Configuring Overcurrent Protection – ST Microelectronics Motor Control Workbench

Question

I have been working on a custom electronic speed controller I designed and built partly based on a reference design from ST Microelectonics; the STEVAL-ESC001V1.

My board uses the same MCU, a STM32F303CBT7.

I am having difficulty understanding how to configure overcurrent protection.

The reference design uses a voltage divider to provide a 0.5Vdc reference voltage to PA4 via a 0 ohm resistor (not mounted); or you can use the DAC output on PA4 to supply a reference voltage. Alternatively, you can also select to use internally pre-set voltages to supply the comparator reference which was done in the STEVAL-ESC001V1 firmware example. In their example they selected 0.6V which corresponds to a peak current of 33amps.

Either source goes to the negative input of each comparator used for overcurrent protection; the positive inputs of each comparator being the three phase motor current which is proportional to the voltage across the shunt resistor used to measure motor current.

In my design I am using a 2milliohm shunt resistor and want the overcurrent trip to be 100A peak. This would correspond to a peak voltage of 0.2 volts on my shunt resistor (0.4Vp-p for clarity if you were considering the negative half cycle. Since the comparator doesn’t care about the negative half cycle I assume it is safe to ignore it.).

So I created a voltage reference of 0.2Vdc and have connected it to pin PA4 of my custom board. When I go to the configuration settings for OCP in Motor Control Workbench (MCWB) I select Embedded HW OCP, External for the Inverting Input which corresponds correctly to pin PA4; however, when I enter 0.2V as the Voltage Threshold I get 0.000Apk. Further, when I try to generate the code for CubeMX I get the errors “motor nominal current value is higher than over current protection” and “Voltage threshold (0.2V) is lesser than offset (0.294 V)”.

What is the offset of 0.294V referring to and how is it generated? Did I configure something incorrectly? I cannot find any documentation from ST that answers this.

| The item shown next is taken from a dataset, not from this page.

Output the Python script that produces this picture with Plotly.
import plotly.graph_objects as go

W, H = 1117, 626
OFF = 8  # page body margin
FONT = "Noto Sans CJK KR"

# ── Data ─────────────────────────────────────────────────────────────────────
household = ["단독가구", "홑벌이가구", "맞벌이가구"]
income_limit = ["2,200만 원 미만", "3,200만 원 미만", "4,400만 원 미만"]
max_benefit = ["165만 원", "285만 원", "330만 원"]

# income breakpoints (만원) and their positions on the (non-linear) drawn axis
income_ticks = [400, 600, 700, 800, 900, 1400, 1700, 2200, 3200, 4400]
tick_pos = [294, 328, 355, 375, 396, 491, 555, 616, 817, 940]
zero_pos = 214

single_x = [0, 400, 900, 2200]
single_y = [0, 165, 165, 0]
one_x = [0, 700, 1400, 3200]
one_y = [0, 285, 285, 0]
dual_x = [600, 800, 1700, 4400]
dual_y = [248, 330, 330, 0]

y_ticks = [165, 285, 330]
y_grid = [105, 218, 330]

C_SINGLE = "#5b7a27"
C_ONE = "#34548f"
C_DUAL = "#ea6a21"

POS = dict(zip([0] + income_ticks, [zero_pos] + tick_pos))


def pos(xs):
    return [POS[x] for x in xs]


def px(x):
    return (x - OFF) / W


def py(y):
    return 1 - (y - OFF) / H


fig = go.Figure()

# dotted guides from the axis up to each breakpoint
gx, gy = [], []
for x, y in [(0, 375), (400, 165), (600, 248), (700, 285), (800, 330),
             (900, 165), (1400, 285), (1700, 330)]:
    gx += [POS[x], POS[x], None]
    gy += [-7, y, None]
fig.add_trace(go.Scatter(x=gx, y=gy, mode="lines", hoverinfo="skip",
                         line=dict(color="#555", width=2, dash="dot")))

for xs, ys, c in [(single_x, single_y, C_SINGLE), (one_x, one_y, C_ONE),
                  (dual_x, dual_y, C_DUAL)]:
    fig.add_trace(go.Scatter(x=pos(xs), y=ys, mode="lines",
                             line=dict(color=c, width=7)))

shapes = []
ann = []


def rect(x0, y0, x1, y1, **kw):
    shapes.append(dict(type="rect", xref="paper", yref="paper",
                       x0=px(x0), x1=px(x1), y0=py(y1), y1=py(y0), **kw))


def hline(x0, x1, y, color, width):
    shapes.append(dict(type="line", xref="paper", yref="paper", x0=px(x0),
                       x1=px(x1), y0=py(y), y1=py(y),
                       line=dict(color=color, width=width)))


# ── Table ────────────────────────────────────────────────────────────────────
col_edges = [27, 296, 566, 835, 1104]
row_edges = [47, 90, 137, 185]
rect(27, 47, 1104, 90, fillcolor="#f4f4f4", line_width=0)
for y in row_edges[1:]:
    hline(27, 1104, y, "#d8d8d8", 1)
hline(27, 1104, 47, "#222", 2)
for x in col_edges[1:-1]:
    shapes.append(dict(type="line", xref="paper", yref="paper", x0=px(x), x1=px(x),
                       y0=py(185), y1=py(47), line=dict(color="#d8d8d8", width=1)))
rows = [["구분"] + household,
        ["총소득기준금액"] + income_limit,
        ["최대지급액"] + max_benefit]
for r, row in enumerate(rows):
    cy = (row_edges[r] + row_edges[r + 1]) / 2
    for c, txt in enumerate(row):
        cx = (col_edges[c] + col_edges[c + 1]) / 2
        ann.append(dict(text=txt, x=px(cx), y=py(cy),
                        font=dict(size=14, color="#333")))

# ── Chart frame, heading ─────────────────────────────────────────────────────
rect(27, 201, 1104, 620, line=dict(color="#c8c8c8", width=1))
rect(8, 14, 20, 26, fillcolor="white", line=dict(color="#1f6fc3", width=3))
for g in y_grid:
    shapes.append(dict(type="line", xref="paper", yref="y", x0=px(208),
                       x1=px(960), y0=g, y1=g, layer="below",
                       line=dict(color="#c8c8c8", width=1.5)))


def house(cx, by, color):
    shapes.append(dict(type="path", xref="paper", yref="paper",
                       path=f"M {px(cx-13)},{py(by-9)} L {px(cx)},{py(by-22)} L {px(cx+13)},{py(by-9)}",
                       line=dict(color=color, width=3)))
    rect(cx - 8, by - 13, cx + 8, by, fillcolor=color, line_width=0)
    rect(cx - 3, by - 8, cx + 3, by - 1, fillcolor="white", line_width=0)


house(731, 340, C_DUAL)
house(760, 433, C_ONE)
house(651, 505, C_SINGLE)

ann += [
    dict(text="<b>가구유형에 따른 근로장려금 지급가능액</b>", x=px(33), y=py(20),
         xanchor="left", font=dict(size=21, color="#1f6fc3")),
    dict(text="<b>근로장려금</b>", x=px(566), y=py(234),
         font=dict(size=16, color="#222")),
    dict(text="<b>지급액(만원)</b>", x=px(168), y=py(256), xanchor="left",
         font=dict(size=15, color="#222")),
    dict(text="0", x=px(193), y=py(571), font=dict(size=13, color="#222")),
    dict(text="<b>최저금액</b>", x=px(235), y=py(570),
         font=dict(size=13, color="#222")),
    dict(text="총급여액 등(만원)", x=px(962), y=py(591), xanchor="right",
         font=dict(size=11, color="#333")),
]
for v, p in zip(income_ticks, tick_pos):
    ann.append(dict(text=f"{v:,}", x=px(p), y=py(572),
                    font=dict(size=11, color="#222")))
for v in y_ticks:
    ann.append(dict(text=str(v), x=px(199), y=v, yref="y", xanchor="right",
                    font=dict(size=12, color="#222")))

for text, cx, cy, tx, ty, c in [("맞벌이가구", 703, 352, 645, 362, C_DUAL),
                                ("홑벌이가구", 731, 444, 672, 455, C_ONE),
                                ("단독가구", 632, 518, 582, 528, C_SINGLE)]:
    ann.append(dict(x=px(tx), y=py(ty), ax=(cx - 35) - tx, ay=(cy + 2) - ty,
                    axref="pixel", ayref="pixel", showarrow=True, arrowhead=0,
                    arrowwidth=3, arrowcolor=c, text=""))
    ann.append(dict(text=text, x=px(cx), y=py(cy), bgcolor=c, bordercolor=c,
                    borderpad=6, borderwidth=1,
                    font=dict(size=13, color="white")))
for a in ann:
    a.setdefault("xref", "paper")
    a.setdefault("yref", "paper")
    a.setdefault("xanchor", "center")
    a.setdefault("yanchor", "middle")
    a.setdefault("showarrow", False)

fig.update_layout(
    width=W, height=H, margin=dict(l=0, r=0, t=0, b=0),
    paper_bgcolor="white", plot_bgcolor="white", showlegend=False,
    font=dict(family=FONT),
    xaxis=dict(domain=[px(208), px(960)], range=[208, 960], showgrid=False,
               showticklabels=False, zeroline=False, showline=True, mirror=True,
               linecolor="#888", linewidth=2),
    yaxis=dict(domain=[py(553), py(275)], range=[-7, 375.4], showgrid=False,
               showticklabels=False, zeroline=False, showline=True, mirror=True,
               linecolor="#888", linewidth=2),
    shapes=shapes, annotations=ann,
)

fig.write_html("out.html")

If I use the DAC as the reference for the inverting input, the generated voltage reference is 0.48V for a selection of 100A. How is this value calculated in MCWB? It is vastly different that my value of 0.2V.

If I stick to using my reference voltage of 0.2V, can I input a higher value in MCWB and overwrite the value in my IDE without risk of breaking the FOC FW? i.e. game MCWB.

I did read some ST application notes (after the fact) that suggest that the MCU comparator inputs come from the same node as the + input of the current sensing opamp (as this adds a dc offset to the current waveform), but I don’t see how this is necessary given we don’t care about the negative half cycle of the current waveform (the comparator output is already clamped at DC common).

Any tips, tricks, advice is welcome.

Answer 1

To answer my own questions.

Q: What is the offset of 0.294V referring to and how is it generated? Did I configure something incorrectly?

A: The offset of 0.294V comes from the STEVAL-ESC001V1 reference design and is the offset to the opamp + terminal (3.3V x 787Ohm/(787 + 8060Ohm) = 0.294V). Despite using the values of resistors in my custom application, MCWB does not pick this up. I assume this is a bug in the MCWB application and is not something I configured incorrectly.

Q: If I use the DAC as the reference for the inverting input, the generated voltage reference is 0.48V for a selection of 100A. How is this value calculated in MCWB? It is vastly different that my value of 0.2V.

A: The reference value (voltage threshold) is calculated in the background of MCWB and is assumed incorrect given the observations made above. In my application the use of the offset isn't applicable, and the 0.48V reference from the DAC won't work for me.

I am able to set the voltage threshold in my IDE directly and without breaking the firmware. The file mc_parameters.c defines hardware parameters, one being the DAC_OCP_Threshold. The generated 16bit value can be overwritten to the value needed by my application, within the limits specified by the MCU datasheet. The 16 bit value is converted to a left aligned 12 bit value in the firmware using the LL library.

To test, I measure the DAC output to verify that it was aligned with what I expected. To verify that OCP works I connected the board to the MCWB Monitor. I then connected a variable DC voltage to the board (while simultaneously monitoring it on my scope) at each on the MCU inputs for COMP2/4/6. I then raised and lowered the voltage around the set threshold and observed the OCP was triggered in Monitor.

I also verified using an external voltage reference on PA4 works as expected.

In future I will use the DC offset as without it the threshold voltage can be very small and possibly too small for the DAC to accurately produce. Using the DC offset will help mitigate this being an issue.